En el primer instante del cercano 27 de febrero, las palabras podrían sustituir a las balas en Siria, de concretarse con éxito la iniciativa de Moscú, secundada por Washington, de hacer un alto en las hostilidades que marcan la vida de esa nación mesoriental desde hace un sangriento quinquenio.
Según informaron simultáneamente Vladímir Putin y su par estadounidense Barak Obama, se trata de una hoja de ruta a la que deberán sumarse las partes contendientes antes de la fecha prevista para su entrada en vigor, con el previo compromiso de respetar y asumir las condicionantes que signan el documento.
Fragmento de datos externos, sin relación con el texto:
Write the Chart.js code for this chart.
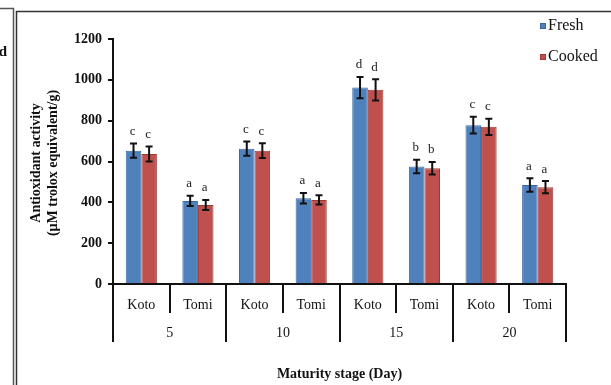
<!DOCTYPE html>
<html>
<head>
<meta charset="utf-8">
<script src="https://cdn.jsdelivr.net/npm/chart.js@4/dist/chart.umd.min.js"></script>
<style>
  html, body { margin: 0; padding: 0; background: #fff; }
  #wrap { width: 611px; height: 385px; position: relative; }
</style>
</head>
<body>
<div id="wrap"><canvas id="c" width="611" height="385"></canvas></div>
<script>
// Cultivars within each maturity stage
const cultivars = ['Koto', 'Tomi', 'Koto', 'Tomi', 'Koto', 'Tomi', 'Koto', 'Tomi'];
// Maturity stages (days)
const stages = ['5', '10', '15', '20'];
// Antioxidant activity (µM trolox equivalent/g)
const fresh  = [653, 407, 663, 420, 962, 575, 778, 485];
const cooked = [637, 387, 653, 412, 951, 567, 770, 474];
// Standard deviations
const freshErr  = [35, 25, 35, 26, 52, 33, 41, 33];
const cookedErr = [37, 25, 36, 23, 52, 31, 40, 30];
// Significance letters
const freshLetters  = ['c', 'a', 'c', 'a', 'd', 'b', 'c', 'a'];
const cookedLetters = ['c', 'a', 'c', 'a', 'd', 'b', 'c', 'a'];
// Y axis ticks
const yTicks = [0, 200, 400, 600, 800, 1000, 1200];

const SERIF = '"Liberation Serif", "Times New Roman", serif';

const decorations = {
  id: 'decorations',
  afterDatasetsDraw(chart) {
    const ctx = chart.ctx;
    const x = chart.scales.x, y = chart.scales.y;
    const area = chart.chartArea;
    ctx.save();

    // error bars and letters
    const errs = [freshErr, cookedErr];
    const letters = [freshLetters, cookedLetters];
    chart.data.datasets.forEach((ds, di) => {
      const meta = chart.getDatasetMeta(di);
      meta.data.forEach((bar, i) => {
        const v = ds.data[i], e = errs[di][i];
        const yt = y.getPixelForValue(v + e), yb = y.getPixelForValue(v - e);
        const cx = bar.x;
        ctx.strokeStyle = '#111';
        ctx.lineWidth = 2;
        ctx.beginPath();
        ctx.moveTo(cx, yt); ctx.lineTo(cx, yb);
        ctx.moveTo(cx - 3.5, yt); ctx.lineTo(cx + 3.5, yt);
        ctx.moveTo(cx - 3.5, yb); ctx.lineTo(cx + 3.5, yb);
        ctx.stroke();
        ctx.fillStyle = '#222';
        ctx.font = '13px ' + SERIF;
        ctx.textAlign = 'center';
        ctx.textBaseline = 'middle';
        ctx.fillText(letters[di][i], cx - 1, yt - 12);
      });
    });

    // category dividers and labels below the axis
    const n = cultivars.length;
    const step = (area.right - area.left) / n;
    ctx.strokeStyle = '#111';
    ctx.lineWidth = 2;
    ctx.beginPath();
    for (let i = 0; i <= n; i++) {
      const px = Math.round(area.left + i * step);
      const major = i % 2 === 0;
      ctx.moveTo(px, area.bottom);
      ctx.lineTo(px, area.bottom + (major ? 58 : 29));
    }
    ctx.stroke();

    ctx.fillStyle = '#111';
    ctx.font = '14px ' + SERIF;
    ctx.textAlign = 'center';
    ctx.textBaseline = 'middle';
    cultivars.forEach((c, i) => {
      ctx.fillText(c, x.getPixelForValue(i), area.bottom + 21);
    });
    stages.forEach((s, g) => {
      ctx.fillText(s, area.left + (g * 2 + 1) * step, area.bottom + 49);
    });

    ctx.font = 'bold 14px ' + SERIF;
    ctx.fillText('Maturity stage (Day)', (area.left + area.right) / 2, 374);

    // y title
    ctx.save();
    ctx.translate(36, 163);
    ctx.rotate(-Math.PI / 2);
    ctx.font = 'bold 14px ' + SERIF;
    ctx.fillText('Antioxidant activity', 0, 0);
    ctx.fillText('(µM trolox equivalent/g)', 0, 17);
    ctx.restore();

    // legend
    ctx.font = '16px ' + SERIF;
    ctx.textAlign = 'left';
    const legendY = [26, 57];
    chart.data.datasets.forEach((ds, di) => {
      const ly = legendY[di];
      ctx.fillStyle = ds.backgroundColor;
      ctx.fillRect(540, ly - 3, 6, 6);
      ctx.strokeStyle = ds.borderColor;
      ctx.lineWidth = 1;
      ctx.strokeRect(540.5, ly - 2.5, 5, 5);
      ctx.fillStyle = '#111';
      ctx.fillText(ds.label, 548, ly);
    });

    // panel frames
    ctx.strokeStyle = '#555';
    ctx.lineWidth = 1.5;
    ctx.beginPath();
    ctx.moveTo(0, 8.5); ctx.lineTo(13.5, 8.5); ctx.lineTo(13.5, 385);
    ctx.stroke();
    ctx.strokeStyle = '#333';
    ctx.beginPath();
    ctx.moveTo(16.5, 385); ctx.lineTo(16.5, 11.5); ctx.lineTo(611, 11.5);
    ctx.stroke();
    ctx.fillStyle = '#111';
    ctx.font = 'bold 15px ' + SERIF;
    ctx.textAlign = 'right';
    ctx.fillText('d', 7, 52);

    ctx.restore();
  }
};

new Chart(document.getElementById('c'), {
  type: 'bar',
  data: {
    labels: cultivars,
    datasets: [
      { label: 'Fresh', data: fresh, backgroundColor: '#4f81bd', borderColor: '#3b68a3', borderWidth: 1 },
      { label: 'Cooked', data: cooked, backgroundColor: '#c0504d', borderColor: '#9e3936', borderWidth: 1 }
    ]
  },
  options: {
    responsive: false,
    animation: false,
    events: [],
    layout: { padding: { left: 0, top: 39, right: 45, bottom: 0 } },
    datasets: { bar: { categoryPercentage: 0.55, barPercentage: 1 } },
    plugins: { legend: { display: false }, tooltip: { enabled: false }, title: { display: false } },
    scales: {
      x: {
        grid: { display: false },
        border: { display: true, color: '#111', width: 2 },
        ticks: { display: false },
        afterFit(s) { s.height = 101; }
      },
      y: {
        min: 0, max: 1200,
        afterBuildTicks(s) { s.ticks = yTicks.map(v => ({ value: v })); },
        grid: { drawOnChartArea: false, drawTicks: true, tickLength: 5, color: '#111', lineWidth: 2 },
        border: { display: true, color: '#111', width: 2 },
        ticks: {
          color: '#111', padding: 6,
          font: { family: SERIF, size: 14, weight: 'bold' },
          callback: v => String(v)
        },
        afterFit(s) { s.width = 113; }
      }
    }
  },
  plugins: [decorations]
});
</script>
</body>
</html>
Entre esas reglas estarían el fin de los enfrentamientos con el uso de cualquier dispositivo militar, las facilidades para la entrega de ayuda humanitaria a las víctimas y desplazados por la guerra, y la renuncia a todo avance castrenses en las áreas en litigio.
El acuerdo ruso-norteamericano no contempla cabida en semejante tregua para los titulados Estado Islámico; eI Frente Al Nusra, identificado como la facción siria de Al Qaeda; ni los restantes grupos tachados de terroristas por los documentos de la Organización de Naciones Unidas, ONU, relativos al conflicto.
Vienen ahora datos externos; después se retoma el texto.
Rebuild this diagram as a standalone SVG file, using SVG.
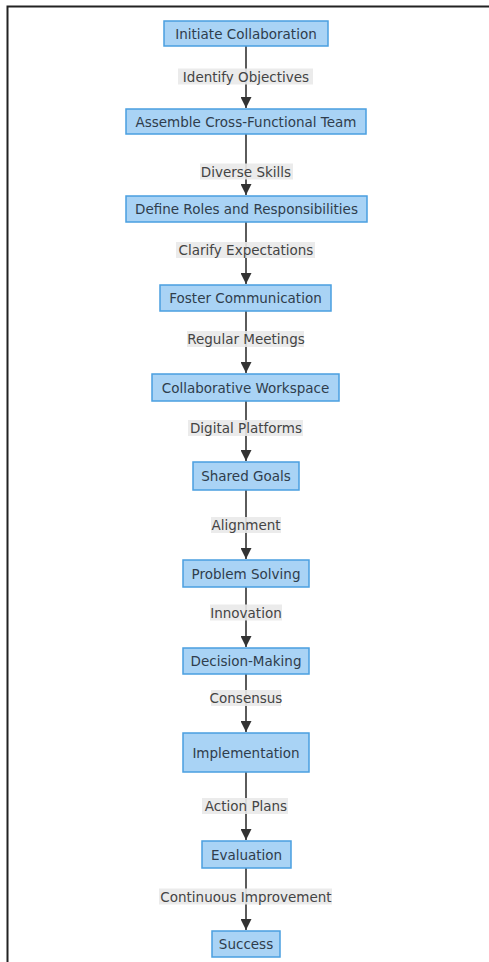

En consecuencia, proseguirán sobre tales blancos los ataques aéreos de Rusia, de la colación que lidera los Estados Unidos, y de la Fuerza Aérea de Siria.
Según declaraciones del presidente Putin en su alocución sobre el posible cese del fuego, el documento constituye “una oportunidad real para frenar el derramamiento de sangre.”
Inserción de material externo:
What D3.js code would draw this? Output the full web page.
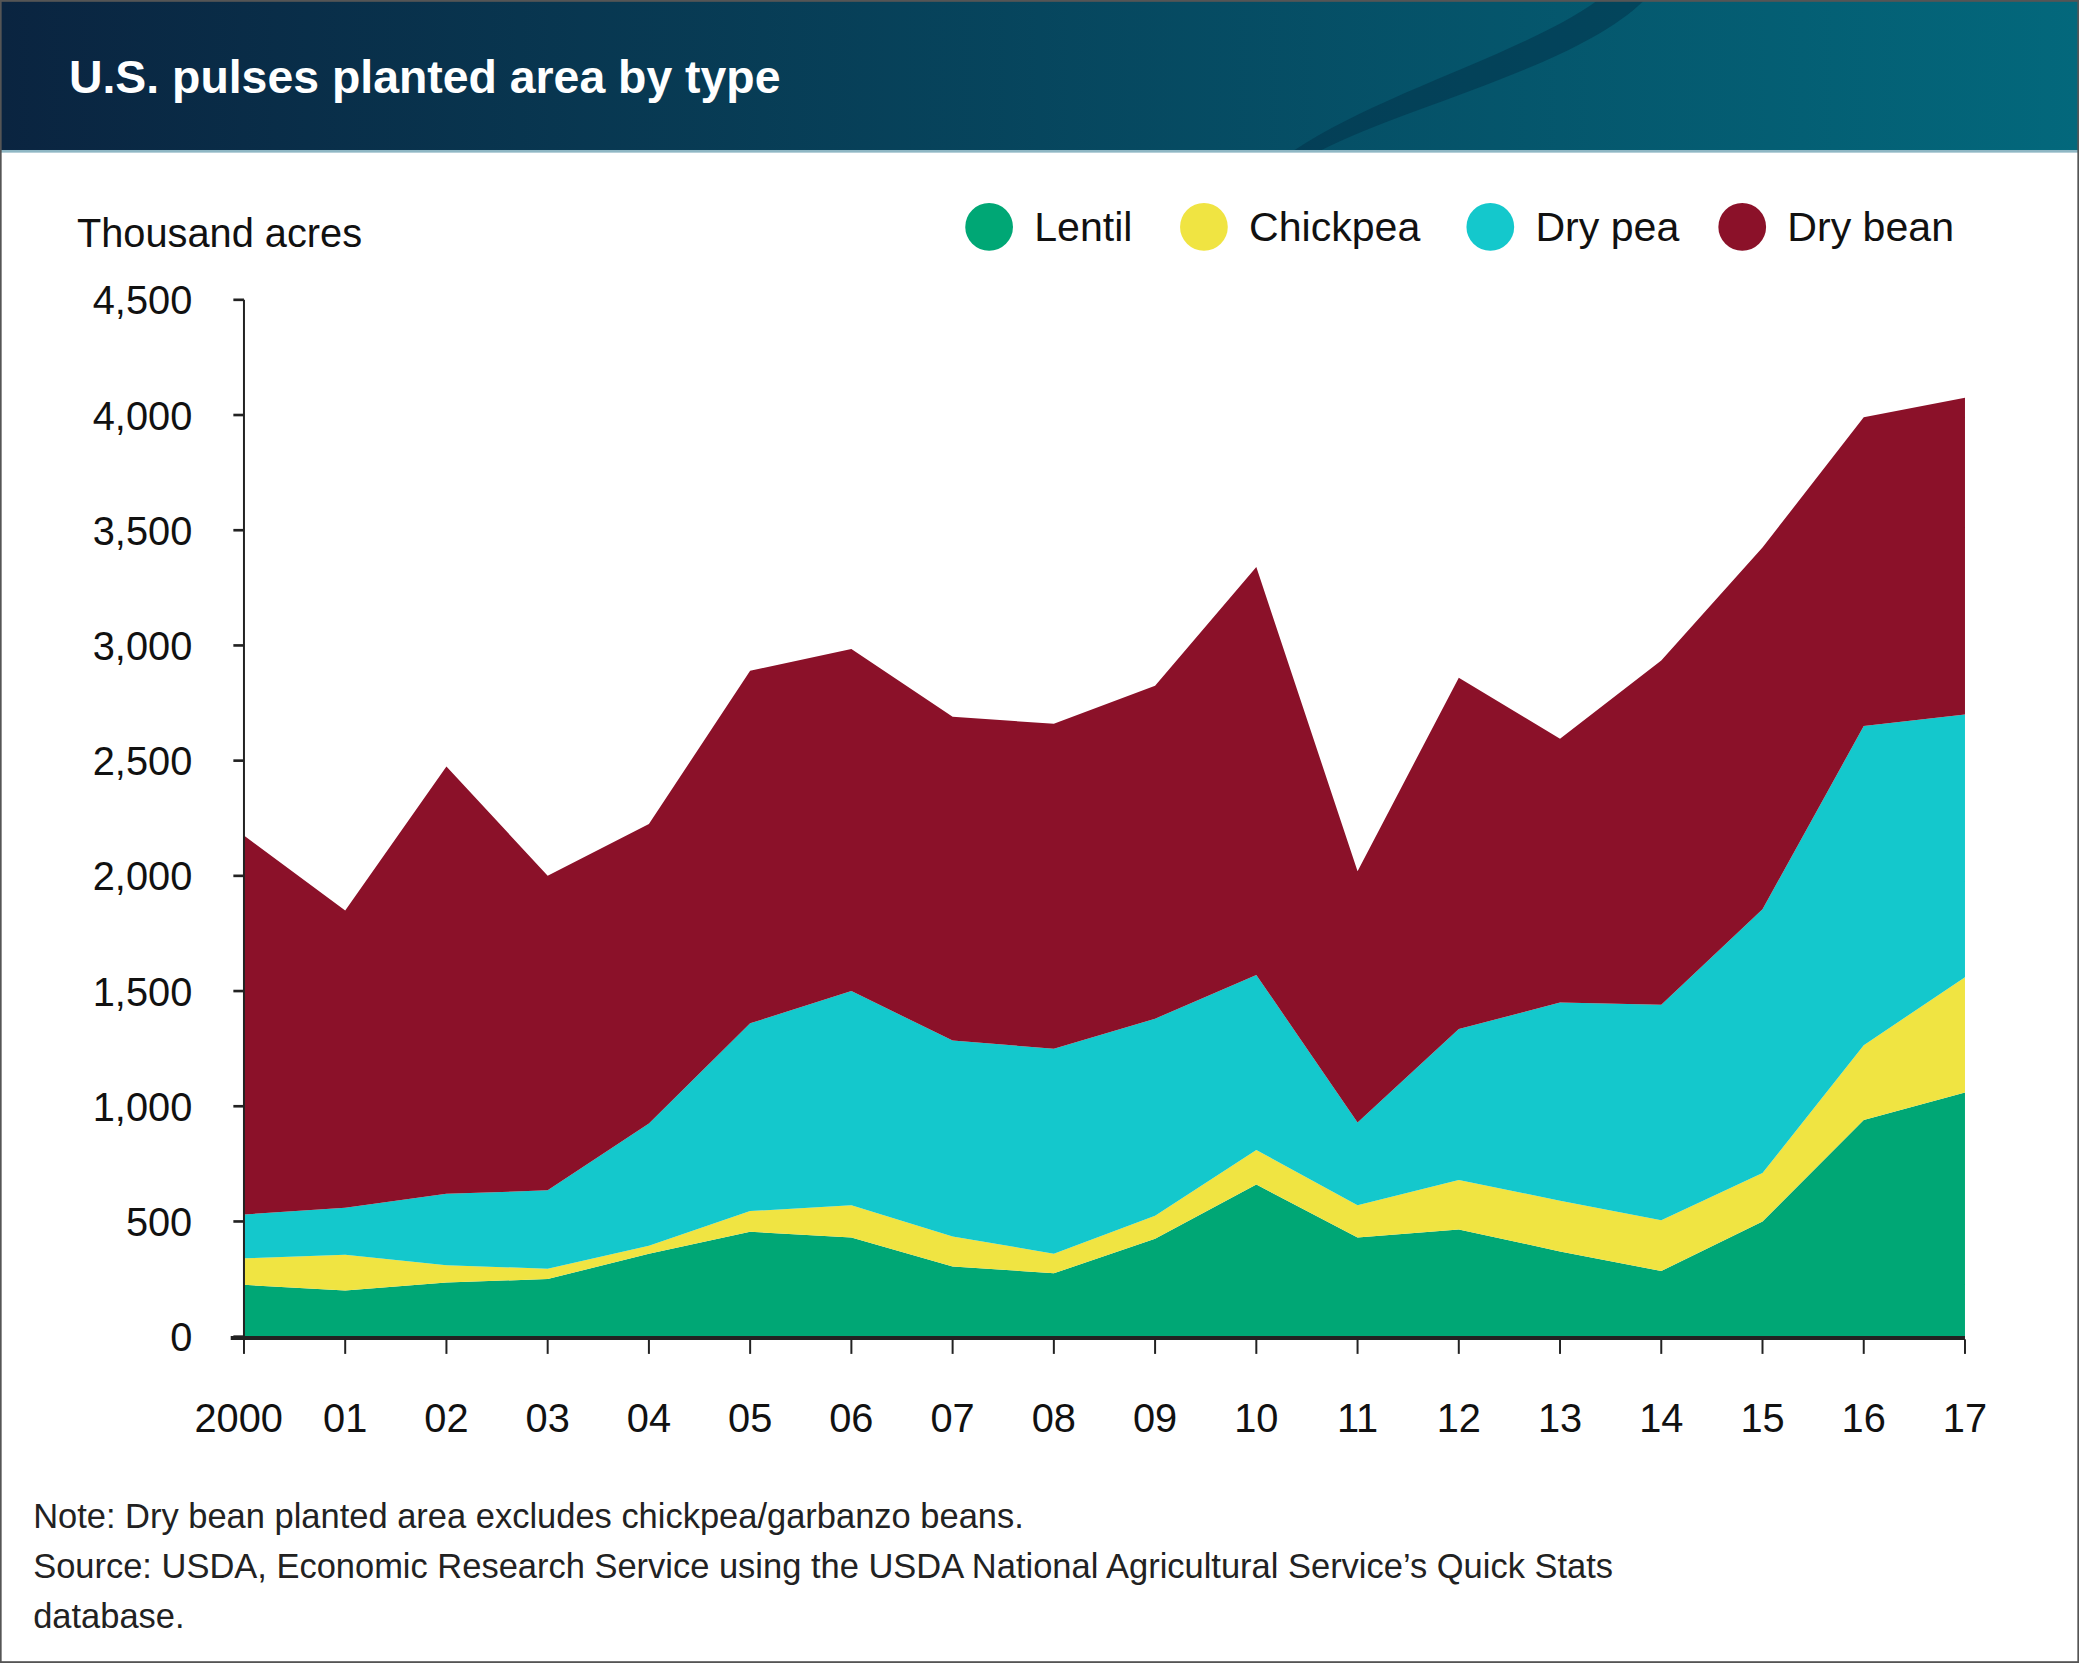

Vale indicar que esta iniciativa surge en instantes en que permanecen en el limbo las conversaciones programadas para Ginebra sobre la paz en Siria, entre otras cosas, por la evidente falta de voluntad de la titulada “oposición moderada”, que al parecer se abstiene de acudir a la mesa de negociaciones con un panorama interno que favorece a las fuerzas militares de Damasco apoyadas por Rusia e Irán en su lucha contra el terrorismo del EI.
Por demás, y como un importante obstáculo a la tranquilidad que podría proporcionar una tregua, se alza la reciente invasión de tropas turcas a suelo sirio con el fin de atajar los avances de los combatientes kurdos que apoyan a Damasco en su lucha contra los extremistas islámicos, operación que Arabia Saudita pretende apuntalar con un posible envío de contingentes militares.
Acciones estas, además, que violan flagrantemente la soberanía de Siria y que tienen como impulsores a dos probados padrinos del brutal Estado Islámico, un ente que vio la luz con la primerísima aprobación del hegemonismo imperial, y la obsecuencia de sus despóticos aliados en Asia Central y Oriente Medio y del oportunista sionismo israelí.
En consecuencia, y lo hacen notar con insistencia muchos observadores, si bien parecería que en este instante existen concordancias entre Rusia y los Estados Unidos para intentar frenar la violencia en suelo sirio, lo más importante es determinar si, de una vez, las poderosas fuerzas externas y sus anuentes colaboradores, que cargan con la paternidad de la guerra, en realidad han dejado atrás sus originales aspiraciones de derrocar al gobierno legítimo del presidente Bashar el Assad, y de hacer de Siria otro ladrillo en el agresivo muro que se pretende tejer en las divisorias con Moscú y Beijing, considerados como los grandes oponentes globales por aquellos que sueñan con ejercer el absolutismo planetario.